[Start]
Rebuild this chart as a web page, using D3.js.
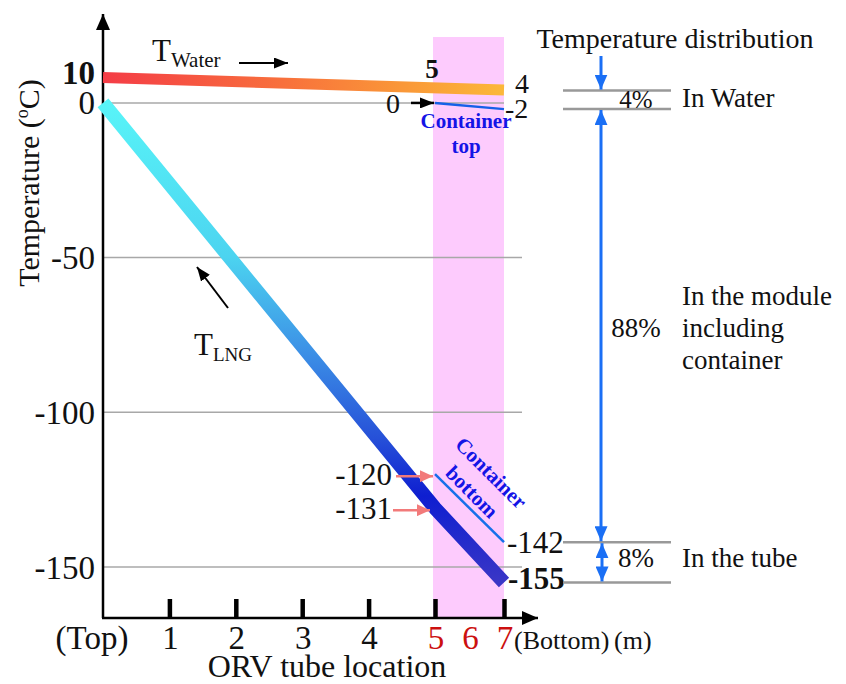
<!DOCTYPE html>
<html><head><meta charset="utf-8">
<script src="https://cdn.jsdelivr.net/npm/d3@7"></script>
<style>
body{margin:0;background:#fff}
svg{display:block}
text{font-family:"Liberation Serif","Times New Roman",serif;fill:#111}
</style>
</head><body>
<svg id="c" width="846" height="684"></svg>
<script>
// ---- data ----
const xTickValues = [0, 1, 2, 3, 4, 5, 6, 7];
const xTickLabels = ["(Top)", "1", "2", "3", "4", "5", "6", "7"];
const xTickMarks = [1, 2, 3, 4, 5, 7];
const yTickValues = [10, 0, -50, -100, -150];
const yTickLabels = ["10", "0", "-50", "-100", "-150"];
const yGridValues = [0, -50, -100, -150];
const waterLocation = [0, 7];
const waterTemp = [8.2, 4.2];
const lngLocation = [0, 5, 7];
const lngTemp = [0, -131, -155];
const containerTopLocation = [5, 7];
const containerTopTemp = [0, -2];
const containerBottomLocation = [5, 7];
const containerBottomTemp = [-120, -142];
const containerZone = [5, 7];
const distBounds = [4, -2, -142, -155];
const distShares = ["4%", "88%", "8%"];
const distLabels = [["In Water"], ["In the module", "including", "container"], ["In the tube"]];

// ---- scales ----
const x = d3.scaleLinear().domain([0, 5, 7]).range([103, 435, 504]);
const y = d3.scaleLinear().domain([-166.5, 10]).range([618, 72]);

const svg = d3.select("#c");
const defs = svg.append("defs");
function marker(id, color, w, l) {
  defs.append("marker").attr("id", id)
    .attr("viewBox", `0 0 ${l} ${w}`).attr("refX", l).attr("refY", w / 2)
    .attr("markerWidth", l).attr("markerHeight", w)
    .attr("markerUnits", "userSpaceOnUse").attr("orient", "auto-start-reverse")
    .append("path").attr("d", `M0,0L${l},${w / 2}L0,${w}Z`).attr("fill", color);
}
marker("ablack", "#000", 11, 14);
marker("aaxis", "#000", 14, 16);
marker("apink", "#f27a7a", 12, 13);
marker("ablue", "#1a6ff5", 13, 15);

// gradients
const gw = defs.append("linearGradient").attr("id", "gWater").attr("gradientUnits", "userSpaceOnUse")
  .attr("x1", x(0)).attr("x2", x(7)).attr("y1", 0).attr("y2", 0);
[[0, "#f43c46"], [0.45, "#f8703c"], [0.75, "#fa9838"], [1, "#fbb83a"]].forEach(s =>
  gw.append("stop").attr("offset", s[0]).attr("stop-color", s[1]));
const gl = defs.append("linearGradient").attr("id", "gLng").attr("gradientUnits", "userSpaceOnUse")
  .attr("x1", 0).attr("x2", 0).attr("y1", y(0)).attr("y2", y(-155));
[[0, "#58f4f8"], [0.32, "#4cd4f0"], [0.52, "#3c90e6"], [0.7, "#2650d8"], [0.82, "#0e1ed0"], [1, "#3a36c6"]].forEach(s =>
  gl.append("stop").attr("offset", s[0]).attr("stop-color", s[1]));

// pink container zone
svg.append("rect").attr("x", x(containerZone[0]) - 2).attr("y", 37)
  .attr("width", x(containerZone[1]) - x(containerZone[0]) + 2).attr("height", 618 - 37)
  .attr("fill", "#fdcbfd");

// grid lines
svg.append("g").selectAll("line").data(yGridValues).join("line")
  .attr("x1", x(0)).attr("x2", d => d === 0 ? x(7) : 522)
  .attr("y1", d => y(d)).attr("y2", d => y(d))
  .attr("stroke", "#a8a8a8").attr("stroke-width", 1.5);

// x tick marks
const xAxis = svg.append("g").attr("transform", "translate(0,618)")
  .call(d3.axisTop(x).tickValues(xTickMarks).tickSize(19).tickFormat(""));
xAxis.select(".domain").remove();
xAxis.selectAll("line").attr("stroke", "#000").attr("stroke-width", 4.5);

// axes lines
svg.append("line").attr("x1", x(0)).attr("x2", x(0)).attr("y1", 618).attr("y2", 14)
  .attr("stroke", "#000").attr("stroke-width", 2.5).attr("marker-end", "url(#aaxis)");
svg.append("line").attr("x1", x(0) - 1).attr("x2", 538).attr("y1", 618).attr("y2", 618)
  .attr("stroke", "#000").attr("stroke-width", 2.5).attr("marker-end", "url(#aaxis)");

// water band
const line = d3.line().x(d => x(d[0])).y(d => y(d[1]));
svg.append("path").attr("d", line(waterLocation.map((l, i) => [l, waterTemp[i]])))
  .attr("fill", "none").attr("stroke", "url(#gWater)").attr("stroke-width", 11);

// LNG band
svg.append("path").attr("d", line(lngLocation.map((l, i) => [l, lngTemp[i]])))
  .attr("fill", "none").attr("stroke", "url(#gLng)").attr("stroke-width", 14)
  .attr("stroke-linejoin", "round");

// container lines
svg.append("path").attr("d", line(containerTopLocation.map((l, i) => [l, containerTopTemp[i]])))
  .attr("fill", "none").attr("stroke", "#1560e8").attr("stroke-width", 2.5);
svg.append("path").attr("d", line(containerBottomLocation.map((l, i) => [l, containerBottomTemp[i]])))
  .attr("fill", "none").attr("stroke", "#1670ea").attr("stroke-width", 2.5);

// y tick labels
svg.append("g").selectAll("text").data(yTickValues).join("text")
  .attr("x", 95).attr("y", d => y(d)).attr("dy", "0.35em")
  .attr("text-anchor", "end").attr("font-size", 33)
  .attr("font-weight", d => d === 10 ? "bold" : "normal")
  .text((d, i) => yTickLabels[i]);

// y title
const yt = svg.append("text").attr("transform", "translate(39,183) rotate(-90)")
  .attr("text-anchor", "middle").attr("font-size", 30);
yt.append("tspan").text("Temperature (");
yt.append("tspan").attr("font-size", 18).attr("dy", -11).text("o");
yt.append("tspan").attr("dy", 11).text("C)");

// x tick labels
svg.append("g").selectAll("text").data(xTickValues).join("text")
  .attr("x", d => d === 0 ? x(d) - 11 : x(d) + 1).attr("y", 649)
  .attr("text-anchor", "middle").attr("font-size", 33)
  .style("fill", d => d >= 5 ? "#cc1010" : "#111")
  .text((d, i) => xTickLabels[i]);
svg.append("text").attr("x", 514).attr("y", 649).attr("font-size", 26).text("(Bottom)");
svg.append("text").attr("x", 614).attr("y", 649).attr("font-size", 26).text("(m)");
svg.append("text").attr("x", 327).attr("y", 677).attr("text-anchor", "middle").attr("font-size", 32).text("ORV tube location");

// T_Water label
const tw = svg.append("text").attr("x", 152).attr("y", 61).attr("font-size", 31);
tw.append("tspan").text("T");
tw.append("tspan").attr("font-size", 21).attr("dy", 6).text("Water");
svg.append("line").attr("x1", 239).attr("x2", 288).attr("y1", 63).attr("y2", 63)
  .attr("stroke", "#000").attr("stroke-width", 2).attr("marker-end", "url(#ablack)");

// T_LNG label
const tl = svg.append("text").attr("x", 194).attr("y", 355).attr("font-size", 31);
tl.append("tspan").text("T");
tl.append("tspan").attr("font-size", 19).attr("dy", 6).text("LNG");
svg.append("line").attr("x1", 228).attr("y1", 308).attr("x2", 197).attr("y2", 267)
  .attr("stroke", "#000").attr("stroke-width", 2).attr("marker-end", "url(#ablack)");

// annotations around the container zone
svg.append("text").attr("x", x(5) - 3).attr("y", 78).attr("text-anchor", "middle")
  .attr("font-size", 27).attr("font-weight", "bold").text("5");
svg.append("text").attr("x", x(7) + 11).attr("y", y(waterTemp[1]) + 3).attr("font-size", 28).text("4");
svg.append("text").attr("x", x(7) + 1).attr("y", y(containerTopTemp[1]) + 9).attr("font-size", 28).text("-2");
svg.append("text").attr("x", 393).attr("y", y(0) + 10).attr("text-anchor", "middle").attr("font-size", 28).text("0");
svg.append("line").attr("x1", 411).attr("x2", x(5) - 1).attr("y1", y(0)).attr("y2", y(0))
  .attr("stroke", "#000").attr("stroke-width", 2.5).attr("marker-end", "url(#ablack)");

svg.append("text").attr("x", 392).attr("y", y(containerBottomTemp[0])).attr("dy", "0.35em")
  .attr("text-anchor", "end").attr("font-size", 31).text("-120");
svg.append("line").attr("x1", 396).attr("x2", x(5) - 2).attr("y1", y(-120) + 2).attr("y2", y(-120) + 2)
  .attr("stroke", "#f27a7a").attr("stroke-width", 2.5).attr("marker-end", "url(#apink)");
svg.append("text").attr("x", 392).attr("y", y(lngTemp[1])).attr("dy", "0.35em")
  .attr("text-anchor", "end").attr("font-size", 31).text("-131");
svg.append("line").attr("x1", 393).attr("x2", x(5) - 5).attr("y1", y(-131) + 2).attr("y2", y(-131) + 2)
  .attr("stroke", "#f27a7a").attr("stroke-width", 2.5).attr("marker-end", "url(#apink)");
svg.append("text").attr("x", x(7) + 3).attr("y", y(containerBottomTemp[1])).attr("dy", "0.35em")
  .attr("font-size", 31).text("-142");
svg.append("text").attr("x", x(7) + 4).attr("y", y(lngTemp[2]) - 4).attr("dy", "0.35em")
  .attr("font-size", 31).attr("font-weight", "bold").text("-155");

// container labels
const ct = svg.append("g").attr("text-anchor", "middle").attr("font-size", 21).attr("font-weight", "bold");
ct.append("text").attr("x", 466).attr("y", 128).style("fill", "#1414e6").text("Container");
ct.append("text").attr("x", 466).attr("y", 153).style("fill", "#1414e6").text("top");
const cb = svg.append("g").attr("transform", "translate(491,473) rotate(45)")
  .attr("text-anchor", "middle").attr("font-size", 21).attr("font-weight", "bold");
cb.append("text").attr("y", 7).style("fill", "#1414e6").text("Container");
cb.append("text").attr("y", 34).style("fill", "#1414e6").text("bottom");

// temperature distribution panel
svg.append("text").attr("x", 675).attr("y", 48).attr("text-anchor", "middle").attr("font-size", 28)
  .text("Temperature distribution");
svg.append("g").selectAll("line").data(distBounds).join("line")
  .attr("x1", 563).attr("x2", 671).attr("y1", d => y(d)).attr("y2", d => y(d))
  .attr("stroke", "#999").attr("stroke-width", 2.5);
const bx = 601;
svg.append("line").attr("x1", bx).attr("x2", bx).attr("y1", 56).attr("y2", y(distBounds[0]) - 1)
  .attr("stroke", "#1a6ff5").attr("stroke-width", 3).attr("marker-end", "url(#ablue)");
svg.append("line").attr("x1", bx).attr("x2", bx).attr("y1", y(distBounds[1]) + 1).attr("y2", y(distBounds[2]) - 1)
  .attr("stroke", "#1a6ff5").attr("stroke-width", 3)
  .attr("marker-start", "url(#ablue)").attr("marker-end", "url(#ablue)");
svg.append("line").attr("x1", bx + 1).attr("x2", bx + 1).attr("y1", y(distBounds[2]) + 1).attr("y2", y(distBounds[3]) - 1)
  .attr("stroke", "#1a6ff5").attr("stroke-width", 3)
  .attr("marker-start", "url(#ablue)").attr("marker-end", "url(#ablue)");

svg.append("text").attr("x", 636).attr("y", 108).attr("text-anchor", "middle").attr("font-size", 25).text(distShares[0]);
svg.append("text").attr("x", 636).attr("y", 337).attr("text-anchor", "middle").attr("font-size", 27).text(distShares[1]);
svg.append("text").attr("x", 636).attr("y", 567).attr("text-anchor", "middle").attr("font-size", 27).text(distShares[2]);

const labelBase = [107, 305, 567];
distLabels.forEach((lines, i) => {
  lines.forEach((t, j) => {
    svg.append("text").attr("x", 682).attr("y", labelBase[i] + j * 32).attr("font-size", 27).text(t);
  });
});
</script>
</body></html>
[End]
*Exercise requirements*: Starting at the first line of the material, output exactly the lines up to and including the one with "d3.scaleLinear().domain([-166.5, 10]).range([618, 72]);". Do not include the pictures.

*Response to the exercise*:
Rebuild this chart as a web page, using D3.js.
<!DOCTYPE html>
<html><head><meta charset="utf-8">
<script src="https://cdn.jsdelivr.net/npm/d3@7"></script>
<style>
body{margin:0;background:#fff}
svg{display:block}
text{font-family:"Liberation Serif","Times New Roman",serif;fill:#111}
</style>
</head><body>
<svg id="c" width="846" height="684"></svg>
<script>
// ---- data ----
const xTickValues = [0, 1, 2, 3, 4, 5, 6, 7];
const xTickLabels = ["(Top)", "1", "2", "3", "4", "5", "6", "7"];
const xTickMarks = [1, 2, 3, 4, 5, 7];
const yTickValues = [10, 0, -50, -100, -150];
const yTickLabels = ["10", "0", "-50", "-100", "-150"];
const yGridValues = [0, -50, -100, -150];
const waterLocation = [0, 7];
const waterTemp = [8.2, 4.2];
const lngLocation = [0, 5, 7];
const lngTemp = [0, -131, -155];
const containerTopLocation = [5, 7];
const containerTopTemp = [0, -2];
const containerBottomLocation = [5, 7];
const containerBottomTemp = [-120, -142];
const containerZone = [5, 7];
const distBounds = [4, -2, -142, -155];
const distShares = ["4%", "88%", "8%"];
const distLabels = [["In Water"], ["In the module", "including", "container"], ["In the tube"]];

// ---- scales ----
const x = d3.scaleLinear().domain([0, 5, 7]).range([103, 435, 504]);
const y = d3.scaleLinear().domain([-166.5, 10]).range([618, 72]);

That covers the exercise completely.